Self-funding isn't a fit for all firms. Some employers don't want to accept the level of risk or deal with the month to month fluctuation in cost. Others have gone part way toward self-funding their medical program by paying for the first several thousand dollars in claims cost for each participant through a self-funded arrangement and purchasing a fully insured high deductible health plan for catastrophic coverage. This can save premium dollars while covering large claims through the insured portion of the plan. This approach mitigates cost volatility and as such can be an attractive alternative for smaller employers.

There is a word of caution on this partial self-funding approach. Insurance carriers carefully monitor the "self-funded" portion of the plan to ensure that the level of employee participation (e.g. employee out of pocket expense) is sufficient to incent prudent consumer behavior that is factored into the underwriting of the high deductible plans. In designing the plan, the requirements of the various insurance carriers in your market must be taken into consideration to ensure sufficient expected savings.

Another "baby step" toward self funding can be to carve out and self-fund your prescription drug plan.
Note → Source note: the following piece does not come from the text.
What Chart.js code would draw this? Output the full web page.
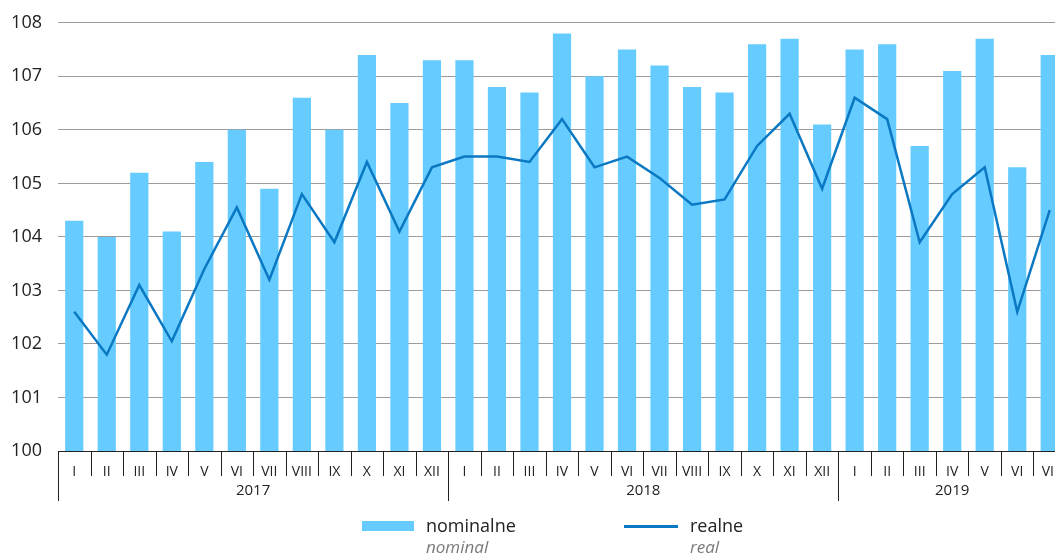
<!DOCTYPE html>
<html>
<head>
<meta charset="utf-8">
<script src="https://cdn.jsdelivr.net/npm/chart.js@4.4.1/dist/chart.umd.min.js"></script>
<style>
  html, body { margin: 0; padding: 0; background: #fff; overflow: hidden; }
  #wrap { position: relative; width: 1066px; height: 558px; overflow: hidden; }
  #chart { position: absolute; left: 0; top: -4px; }
  #legend { position: absolute; left: 0; top: 0; width: 1055px; height: 558px; pointer-events: none; font-family: 'Open Sans', sans-serif; }
  .lg-item { position: absolute; }
  .lg-main { font-size: 18px; color: #222; line-height: 22px; }
  .lg-sub { font-size: 17px; color: #7a7a7a; font-style: italic; line-height: 22px; }
</style>
</head>
<body>
<div id="wrap">
  <canvas id="chart" width="1066" height="562"></canvas>
  <div id="legend">
    <div class="lg-item" style="left:362px; top:521px; width:52px; height:10px; background:#66ccff;"></div>
    <div class="lg-item" style="left:426px; top:514px;"><div class="lg-main">nominalne</div><div class="lg-sub">nominal</div></div>
    <div class="lg-item" style="left:624px; top:525px; width:54px; height:2.5px; background:#0a78c2;"></div>
    <div class="lg-item" style="left:690px; top:514px;"><div class="lg-main">realne</div><div class="lg-sub">real</div></div>
  </div>
</div>
<script>
const months = ['I', 'II', 'III', 'IV', 'V', 'VI', 'VII', 'VIII', 'IX', 'X', 'XI', 'XII',
                'I', 'II', 'III', 'IV', 'V', 'VI', 'VII', 'VIII', 'IX', 'X', 'XI', 'XII',
                'I', 'II', 'III', 'IV', 'V', 'VI', 'VII'];
const years = ['2017', '2018', '2019'];
const yearLengths = [12, 12, 7];

const nominal = [104.3, 104.0, 105.2, 104.1, 105.4, 106.0, 104.9, 106.6, 106.0, 107.4, 106.5, 107.3,
                 107.3, 106.8, 106.7, 107.8, 107.0, 107.5, 107.2, 106.8, 106.7, 107.6, 107.7, 106.1,
                 107.5, 107.6, 105.7, 107.1, 107.7, 105.3, 107.4];
const real = [102.6, 101.8, 103.1, 102.05, 103.4, 104.55, 103.2, 104.8, 103.9, 105.4, 104.1, 105.3,
              105.5, 105.5, 105.4, 106.2, 105.3, 105.5, 105.1, 104.6, 104.7, 105.7, 106.3, 104.9,
              106.6, 106.2, 103.9, 104.8, 105.3, 102.6, 104.5];

const yMin = 100;
const yMax = 108;

const FONT = "'Open Sans', sans-serif";

// category separators and year labels below the axis
const axisPlugin = {
    id: 'axisPlugin',
    afterDraw(chart) {
        const ctx = chart.ctx;
        const x = chart.scales.x;
        const bottom = chart.chartArea.bottom;
        const step = x.getPixelForValue(1) - x.getPixelForValue(0);
        ctx.save();
        ctx.strokeStyle = '#222';
        ctx.lineWidth = 1;
        // short month separators
        for (let i = 0; i <= months.length; i++) {
            const px = Math.round(x.getPixelForValue(i) - step / 2) + 0.5;
            ctx.beginPath();
            ctx.moveTo(px, bottom);
            ctx.lineTo(px, bottom + 25);
            ctx.stroke();
        }
        // year separators and labels
        let start = 0;
        ctx.fillStyle = '#222';
        ctx.font = '15px ' + FONT;
        ctx.textAlign = 'center';
        ctx.textBaseline = 'middle';
        years.forEach((yr, k) => {
            const x0 = x.getPixelForValue(start) - step / 2;
            const x1 = x.getPixelForValue(start + yearLengths[k] - 1) + step / 2;
            const px = Math.round(x0) + 0.5;
            ctx.beginPath();
            ctx.moveTo(px, bottom);
            ctx.lineTo(px, bottom + 50);
            ctx.stroke();
            ctx.fillText(yr, (x0 + x1) / 2, bottom + 40);
            start += yearLengths[k];
        });
        ctx.restore();
    }
};

new Chart(document.getElementById('chart'), {
    data: {
        labels: months,
        datasets: [
            {
                type: 'line',
                label: 'realne',
                data: real,
                borderColor: '#0a78c2',
                borderWidth: 2.5,
                pointRadius: 0,
                tension: 0,
                fill: false,
                order: 0
            },
            {
                type: 'bar',
                label: 'nominalne',
                data: nominal,
                backgroundColor: '#66ccff',
                barPercentage: 0.56,
                categoryPercentage: 1.0,
                order: 1
            }
        ]
    },
    options: {
        responsive: false,
        animation: false,
        layout: { padding: { top: 12, right: 0, bottom: 0, left: 0 } },
        plugins: {
            legend: { display: false },
            tooltip: { enabled: false }
        },
        scales: {
            x: {
                offset: true,
                grid: { display: false },
                border: { display: false },
                ticks: {
                    color: '#222',
                    font: { family: FONT, size: 14 },
                    padding: 5,
                    maxRotation: 0,
                    autoSkip: false
                },
                afterFit(scale) { scale.height = 107; }
            },
            y: {
                min: yMin,
                max: yMax,
                grid: {
                    drawTicks: false,
                    lineWidth: 1,
                    color: (c) => c.tick.value === yMin ? '#222' : '#9c9c9c'
                },
                border: { display: false },
                ticks: {
                    stepSize: 1,
                    color: '#222',
                    font: { family: FONT, size: 18 },
                    padding: 16
                },
                afterFit(scale) { scale.width = 58; }
            }
        }
    },
    plugins: [axisPlugin]
});
</script>
</body>
</html>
Check with your medical carrier first — some carriers will not allow the drug plan to be separated from the medical plan. Also, smaller employers should check with their consultants to learn about trends in their local markets. Employers who can carve out programs such as prescription drug coverage may experience significant savings from this move and also obtain a wealth of information that will allow them to more effectively manage their overall health program.

There are multiple options for employers of all sizes to potentially save money through alternative funding approaches. Working with your consultant to explore these options may give your company the opportunity to shave significant expense off your health program bills.